The Military Memoirs of General John Pope. - Review - book review

Don Rightmyer

The Military Memoirs of General John Pope. Edited by Peter Cozzens and Robert I. Girardi. University of North Carolina Press, 1998. 287 Pages. S34.95.

General John Pope may be best known for his unsuccessful command of the Union Army of Virginia that faced Stonewall Jackson and was soundly defeated at the battle of Second Manassas (or Second Bull Run) in August 1862. There was a great deal more of merit and significance to the general's life, but that is the single event for which he has become best known.
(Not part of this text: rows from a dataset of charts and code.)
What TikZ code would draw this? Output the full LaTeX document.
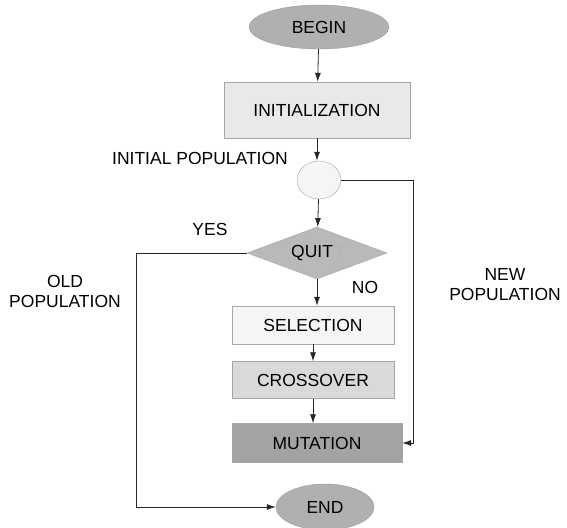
\documentclass[tikz,border=0pt]{standalone}
\usepackage{fontspec}
\setmainfont{Liberation Sans}
\usetikzlibrary{shapes,arrows,arrows.meta,positioning}

\begin{document}
\begin{tikzpicture}[x=1pt, y=-1pt, auto, >={Latex[length=9pt,width=6pt]}, font=\fontsize{17.5}{20}\selectfont]
  \tikzstyle{stepbox} = [draw=gray!70, rectangle, inner sep=0pt]
  \tikzstyle{term} = [draw=gray!80, ellipse, fill=gray!62, inner sep=0pt]
  \tikzstyle{link} = [draw=black!85, line width=0.8pt]
  \useasboundingbox (0,0) rectangle (567,527);
  \node[term, minimum width=140pt, minimum height=44pt] (begin) at (319,27) {BEGIN};
  \node[stepbox, fill=gray!17, minimum width=186pt, minimum height=56pt] (init) at (317,110) {INITIALIZATION};
  \node[draw=gray!70, ellipse, fill=gray!8, minimum width=44pt, minimum height=38pt] (pop) at (319,180) {};
  \node[draw=gray!70, diamond, aspect=2.7, fill=gray!55, inner sep=0pt, minimum width=140pt, minimum height=52pt] (quit) at (317,253) {QUIT\textcolor{gray!60}{?}};
  \node[stepbox, fill=gray!8, minimum width=162pt, minimum height=38pt] (sel) at (313,325) {SELECTION};
  \node[stepbox, fill=gray!30, minimum width=162pt, minimum height=37pt] (cross) at (313,380) {CROSSOVER};
  \node[stepbox, fill=gray!72, minimum width=170pt, minimum height=39pt] (mut) at (317,443) {MUTATION};
  \node[term, minimum width=98pt, minimum height=46pt] (end) at (325,507) {END};
  \coordinate (newcorner) at (413,180);
  \coordinate (oldcorner) at (136,253);
  % labels
  \node (initlbl) at (200,158) {INITIAL POPULATION};
  \node (yeslbl) at (210,229) {YES};
  \node (nolbl) at (365,287) {NO};
  \node[align=center] (oldlbl) at (65,291) {OLD\\POPULATION};
  \node[align=center] (newlbl) at (505,285) {NEW\\POPULATION};
  % connectors
  \draw[link, ->] (begin) -- (init);
  \draw[link, ->] (init) -- (init |- pop.north);
  \draw[link, ->] (pop) -- (quit);
  \draw[link, ->] (quit.south) -- (quit.south |- sel.north);
  \draw[link, ->] (sel.south -| cross.north) -- (cross);
  \draw[link, ->] (cross) -- (cross |- mut.north);
  \draw[link, ->] (pop.east) -- (newcorner) |- (mut.east);
  \draw[link, ->] (quit.west) -- (oldcorner) |- (end.west);
\end{tikzpicture}
\end{document}
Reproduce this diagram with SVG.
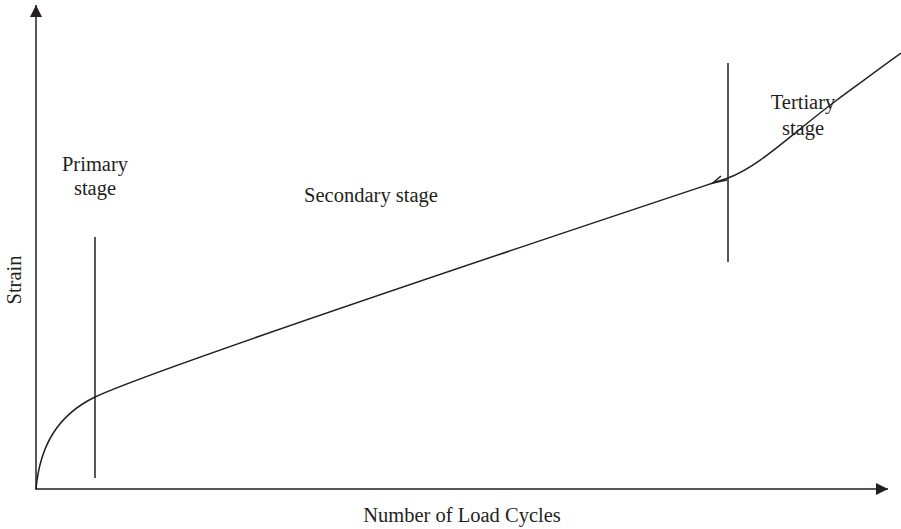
<svg xmlns="http://www.w3.org/2000/svg" width="901" height="529" viewBox="0 0 901 529">
<style>
.ln{fill:none;stroke:#231f20;stroke-width:1.5}
.ax{fill:none;stroke:#231f20;stroke-width:1.5}
.t{font-family:"Liberation Serif",serif;font-size:20.5px;fill:#231f20}
</style>
<defs>
<marker id="ah" viewBox="0 0 12 12" refX="12" refY="6" markerWidth="12" markerHeight="12" markerUnits="userSpaceOnUse" orient="auto">
<path d="M0,0 L12,6 L0,12 Z" fill="#231f20"/>
</marker>
</defs>
<rect width="901" height="529" fill="#ffffff"/>
<g id="axes">
<line class="ax" x1="36" y1="489.5" x2="36" y2="5" marker-end="url(#ah)"/>
<line class="ax" x1="35.5" y1="489" x2="888" y2="489" marker-end="url(#ah)"/>
</g>
<g id="connectors">
<path class="ln" d="M36,489 C40,445 58,415 95,397 C155,368 650,204 728,178 C760,166 790,135 837,100 C860,83 880,68 901,53"/>
<path class="ln" d="M721,176 L713,183 L727,180" stroke-width="1.2"/>
<line class="ln" x1="95" y1="237" x2="95" y2="478"/>
<line class="ln" x1="728" y1="63" x2="728" y2="262"/>
</g>
<g id="labels">
<text class="t" x="95" y="171" text-anchor="middle">Primary</text>
<text class="t" x="95" y="195" text-anchor="middle">stage</text>
<text class="t" x="371" y="202" text-anchor="middle">Secondary stage</text>
<text class="t" x="803" y="109" text-anchor="middle">Tertiary</text>
<text class="t" x="803" y="135" text-anchor="middle">stage</text>
<text class="t" x="462" y="522" text-anchor="middle">Number of Load Cycles</text>
<text class="t" x="0" y="0" text-anchor="middle" transform="translate(21,280) rotate(-90)">Strain</text>
</g>
</svg>
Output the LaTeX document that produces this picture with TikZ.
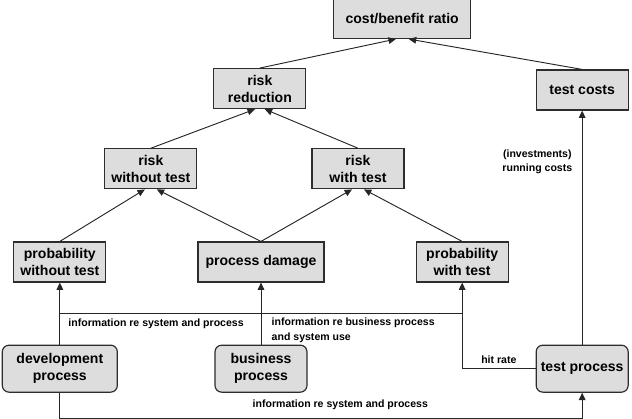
\documentclass[tikz,border=0pt]{standalone}
\usepackage{fontspec}
\setmainfont{Liberation Sans}
\usetikzlibrary{arrows.meta, positioning, calc}
\definecolor{boxgray}{RGB}{221,221,221}
\definecolor{edgegray}{RGB}{45,45,45}
\tikzstyle{block} = [rectangle, minimum width=27.6mm, minimum height=12mm, inner sep=1pt, align=center, draw=edgegray, line width=1pt, fill=boxgray, font=\fontsize{12}{14.5}\selectfont\bfseries]
\tikzstyle{proc} = [block, rounded corners=2mm, minimum height=14.1mm]
\tikzstyle{arrow} = [line width=0.8pt, draw=black!85, -{Triangle[length=2.2mm, width=2mm]}]
\tikzstyle{link} = [line width=0.8pt, draw=black!85]
\tikzstyle{lbl} = [font=\fontsize{9}{12}\selectfont\bfseries, inner sep=1pt]

\begin{document}
\begin{tikzpicture}[node distance=15mm]
        \useasboundingbox (-78.3mm,-47.1mm) rectangle (111.3mm,78.6mm);

        % Middle row
        \node (pdam) [block, minimum width=37.8mm] {process damage};
        \node (pwo) [block, left=27.3mm of pdam] {probability\\without test};
        \node (pw) [block, right=27.3mm of pdam] {probability\\with test};

        % Processes (bottom)
        \node (dev) [proc, minimum width=34.5mm, below=18.6mm of pwo] {development\\process};
        \node (bus) [proc, below=18.6mm of pdam] {business\\process};
        \node (tproc) [proc, right=68.4mm of bus] {test process};

        % Risks and costs (top)
        \node (rwo) [block, above=15.6mm of pwo, xshift=27.3mm] {risk\\without test};
        \node (rw) [block, right=34.2mm of rwo] {risk\\with test};
        \node (rred) [block, above=11.7mm of rwo, xshift=32.7mm] {risk\\reduction};
        \node (tcost) [block, above=70.2mm of tproc] {test costs};
        \node (cbr) [block, minimum width=41.1mm, minimum height=11.8mm, above=8.7mm of rred, xshift=42.7mm] {cost/benefit ratio};

        % Helper points
        \coordinate (infoL) at ($(pwo.south)!0.5!(dev.north)$);
        \coordinate (infoR) at (infoL -| pw);
        \coordinate (devlow) at ([yshift=-7.8mm]dev.south);
        \coordinate (tplow) at (devlow -| tproc);

        % Arrows (top)
        \draw [arrow] (rred.north) -- ([xshift=-1.9mm]cbr.south);
        \draw [arrow] (tcost.north) -- ([xshift=2.0mm]cbr.south);
        \draw [arrow] (rwo.north) -- ([xshift=-1.5mm]rred.south);
        \draw [arrow] (rw.north) -- ([xshift=1.5mm]rred.south);
        \draw [arrow] (pwo.north) -- ([xshift=-1.8mm]rwo.south);
        \draw [arrow] (pdam.north) -- ([xshift=1.8mm]rwo.south);
        \draw [arrow] (pdam.north) -- ([xshift=-1.8mm]rw.south);
        \draw [arrow] (pw.north) -- ([xshift=1.8mm]rw.south);

        % Arrows (bottom)
        \draw [arrow] (dev) -- (pwo);
        \draw [link] (infoL) -- (infoR) node[lbl, pos=0, anchor=north west, xshift=2.1mm, yshift=-1mm] {information re system and process};
        \draw [arrow] (bus) -- (pdam);
        \node (businfo) [lbl, anchor=north west, align=left] at ([xshift=2.8mm, yshift=-1mm]infoL -| bus) {information re business process\\and system use};
        \draw [arrow] (tproc.west) -- (tproc.west -| pw) node[lbl, midway, above=1.1mm] {hit rate} -- (pw.south);
        \draw [arrow] (tproc) -- (tcost) node[lbl, pos=0.78, left=2.5mm, align=center] {(investments)\\running costs};
        \draw [arrow] (dev.south) -- (devlow) -- (tplow) node[lbl, pos=0.537, above=2.1mm] {information re system and process} -- (tproc.south);

    \end{tikzpicture}
\end{document}
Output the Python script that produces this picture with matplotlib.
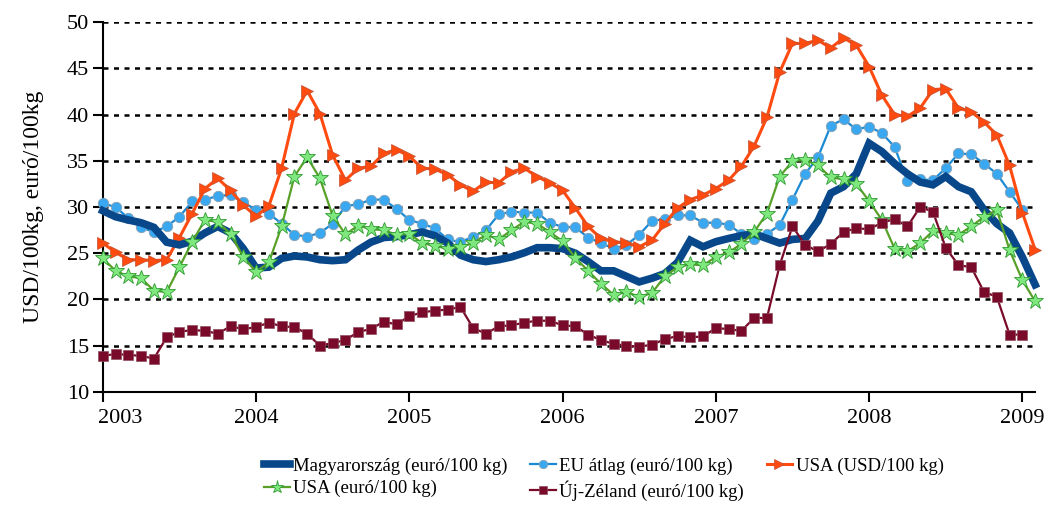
import numpy as np
import matplotlib.pyplot as plt
from matplotlib.transforms import ScaledTranslation

# monthly values, Jan 2003 onwards
hu = [29.6, 28.95, 28.6, 28.3, 27.8, 26.2, 25.9, 26.3, 27.2, 27.9, 27.2, 25.5,
      23.4, 23.5, 24.45, 24.7, 24.6, 24.3, 24.2, 24.3, 25.35, 26.2, 26.7, 26.8,
      27.0, 27.3, 26.9, 26.1, 24.8, 24.3, 24.1, 24.3, 24.6, 25.05, 25.6, 25.6,
      25.5, 25.0, 24.1, 23.1, 23.1, 22.5, 21.9, 22.3, 22.8, 24.0, 26.4, 25.7,
      26.25, 26.6, 26.9, 27.1, 26.6, 26.1, 26.5, 26.6, 28.5, 31.5, 32.2, 33.6,
      36.9, 36.0, 34.7, 33.6, 32.7, 32.4, 33.3, 32.2, 31.65, 29.7, 28.2, 27.2,
      24.6, 21.6]
eu = [30.4, 30.0, 28.8, 27.8, 27.3, 27.9, 28.95, 30.6, 30.8, 31.2, 31.3, 30.5,
      29.7, 29.3, 28.2, 27.0, 26.8, 27.2, 28.2, 30.1, 30.3, 30.8, 30.8, 29.8,
      28.6, 28.2, 27.7, 26.5, 26.2, 26.8, 27.5, 29.2, 29.5, 29.4, 29.4, 28.3,
      27.85, 27.8, 26.7, 26.1, 25.5, 25.9, 27.0, 28.5, 28.7, 29.1, 29.1, 28.3,
      28.3, 28.1, 27.1, 26.5, 27.1, 28.05, 30.8, 33.6, 35.4, 38.8, 39.5, 38.4,
      38.7, 38.0, 36.5, 32.8, 33.0, 32.9, 34.2, 35.8, 35.7, 34.7, 33.6, 31.65,
      29.7]
usa_usd = [26.1, 25.1, 24.3, 24.3, 24.2, 24.3, 26.7, 29.3, 32.0, 33.1, 31.8, 30.2,
           29.0, 30.1, 34.2, 40.1, 42.6, 40.1, 35.6, 32.9, 34.2, 34.4, 35.8, 36.2,
           35.5, 34.2, 34.1, 33.5, 32.4, 31.7, 32.7, 32.6, 33.8, 34.2, 33.3, 32.6,
           31.8, 29.9, 27.9, 26.6, 26.25, 26.1, 25.7, 26.4, 28.2, 29.9, 30.8, 31.3,
           32.0, 32.9, 34.4, 36.6, 39.7, 44.6, 47.7, 47.7, 48.05, 47.2, 48.3, 47.5,
           45.2, 42.1, 40.0, 39.8, 40.7, 42.7, 42.8, 40.7, 40.3, 39.2, 37.8, 34.5,
           29.4, 25.4]
usa_eur = [24.45, 23.1, 22.5, 22.3, 20.95, 20.8, 23.5, 26.25, 28.6, 28.4, 27.1, 24.6,
           23.0, 24.0, 27.9, 33.3, 35.4, 33.1, 29.05, 27.05, 28.0, 27.6, 27.5, 27.0,
           27.1, 26.1, 25.8, 25.5, 25.7, 26.1, 27.0, 26.5, 27.5, 28.4, 28.2, 27.3,
           26.3, 24.5, 23.1, 21.7, 20.5, 20.8, 20.3, 20.7, 22.5, 23.5, 23.8, 23.7,
           24.6, 25.1, 26.0, 27.3, 29.3, 33.3, 34.95, 35.1, 34.5, 33.2, 33.0, 32.5,
           30.65, 28.6, 25.5, 25.2, 26.1, 27.4, 27.15, 27.0, 27.9, 28.95, 29.7, 25.35,
           22.1, 19.8]
nz = [13.9, 14.1, 14.0, 13.9, 13.6, 15.9, 16.5, 16.7, 16.6, 16.3, 17.1, 16.8,
      17.0, 17.5, 17.1, 17.0, 16.3, 15.0, 15.3, 15.6, 16.5, 16.8, 17.6, 17.3,
      18.2, 18.6, 18.8, 18.9, 19.2, 16.9, 16.3, 17.1, 17.2, 17.5, 17.7, 17.7,
      17.2, 17.1, 16.2, 15.6, 15.2, 15.0, 14.9, 15.1, 15.7, 16.05, 15.9, 16.0,
      16.9, 16.8, 16.6, 18.0, 18.0, 23.7, 27.9, 25.9, 25.2, 26.0, 27.3, 27.7,
      27.6, 28.3, 28.7, 27.9, 30.0, 29.5, 25.6, 23.7, 23.5, 20.8, 20.3, 16.2,
      16.2]

labels = ['Magyarország (euró/100 kg)', 'EU átlag (euró/100 kg)',
          'USA (USD/100 kg)', 'USA (euró/100 kg)', 'Új-Zéland (euró/100 kg)']
years = [2003, 2004, 2005, 2006, 2007, 2008, 2009]


def months(v):
    return 2003 + np.arange(len(v)) / 12.0


plt.rcParams['font.family'] = ['Liberation Serif', 'DejaVu Serif']

fig = plt.figure(figsize=(10.49, 5.15), dpi=100, facecolor='w')
ax = fig.add_axes([0.098, 0.239, 0.889, 0.718])

for y in range(15, 55, 5):
    ax.axhline(y, color='k', lw=1.8, ls=(0, (2, 2.2)), zorder=1)

l_eu, = ax.plot(months(eu), eu, color='#1a8ad4', lw=1.6, marker='o', ms=7.5,
                mfc='#3aa8f0', mec='#8aa0b0', mew=0.6, zorder=3, clip_on=False)
l_usd, = ax.plot(months(usa_usd), usa_usd, color='#ff4a10', lw=2.2, marker='>', ms=9,
                 mfc='#ff4a10', mec='#c05030', mew=0.5, zorder=3, clip_on=False)
l_hu, = ax.plot(months(hu), hu, color='#08488a', lw=5.5, solid_joinstyle='miter',
                zorder=4, clip_on=False)
l_eur, = ax.plot(months(usa_eur), usa_eur, color='#58a028', lw=1.6, marker='*', ms=12,
                 mfc='#7ee87e', mec='#2f9a2f', mew=0.6, zorder=5, clip_on=False)
l_nz, = ax.plot(months(nz), nz, color='#7a0a2a', lw=1.6, marker='s', ms=6.5,
                mfc='#7a0a2a', mec='#905060', mew=0.5, zorder=5, clip_on=False)

ax.set_xlim(2003, 2009.085)
ax.set_ylim(10, 50)
ax.set_xticks(years)
ax.set_yticks(range(10, 55, 5))
ax.tick_params(axis='both', labelsize=16, width=1.5, length=7, color='k')
ax.tick_params(axis='y', direction='out', pad=3)
ax.tick_params(axis='x', direction='out', pad=5)
for s in ['top', 'right']:
    ax.spines[s].set_visible(False)
for s in ['left', 'bottom']:
    ax.spines[s].set_linewidth(1.5)
ax.set_ylabel('USD/100kg, euró/100kg', fontsize=17, labelpad=16)

# first year label sits right of its tick, as in the original
first = ax.get_xticklabels()[0]
first.set_transform(first.get_transform() + ScaledTranslation(17 / 100, 0, fig.dpi_scale_trans))

fig.legend([l_hu, l_eur, l_eu, l_nz, l_usd],
           [labels[0], labels[3], labels[1], labels[4], labels[2]],
           ncol=3, loc='center left', bbox_to_anchor=(0.243, 0.07), frameon=False,
           borderpad=0, fontsize=13.5, handlelength=1.35, handletextpad=0.2,
           columnspacing=1.2, labelspacing=0.3, markerscale=0.8)

fig.savefig('out.png', dpi=100)
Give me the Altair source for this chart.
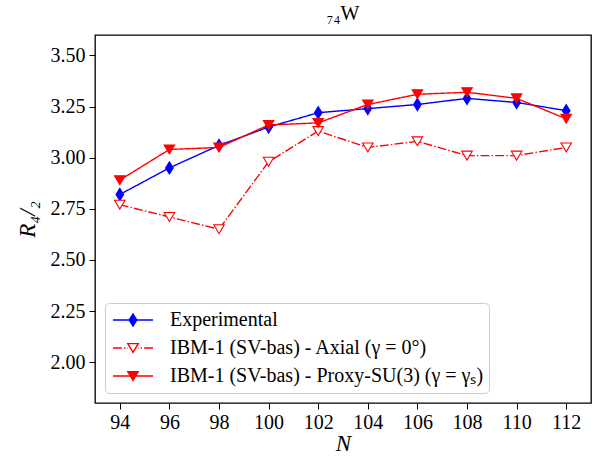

In 1990, authors Wallace Schultz and Walter Trenerry wrote a biography of Pope (Abandoned by Lincoln), in which they described him as the "only commanding general of a major Union army in the Civil war not to have [a biography]." Their work after many years of research was based on a man who had kept no diary, whose surviving letters were scarce, and who had only one extant article that they could locate.

This book, The Military Memoirs of General John Pope, is a rare new addition to the military leadership biographies of the Civil War. Pope's personal reminiscences were recently discovered by a well-known contemporary historian of the Western theater of the war, Peter Cozzens, in which General Pope has published his own recollections of service in the Civil War as well as his preand postwar days in the U.S. Army. The serialized writings had been published in the late 1800s in the National Tribune.

A large part of this book deals with Pope's personal experiences at the battles of Corinth, Island No. Ten, and Cedar Mountain. Of course, one major section of his recollections in the book deals with the battle of Second Bull Run. Despite the rough treatment and criticism that Pope received after his defeat in Virginia and the harsh treatment given him following the war, his discussion of military campaigns and fellow soldiers is very even-handed. One will not find here the kind of vociferous discussion of others that might have been expected.

It is probably unlikely that additional collections of first-person recall such as this one will be found in published sources such as the National Tribune. That is regrettable for many of the Civil War leaders for whom research sources are minimal, but such a finding as Pope's National Tribune collection of articles is remarkable in the late 20th century. This book is a very interesting and worthwhile addition to our current published history of the Civil War.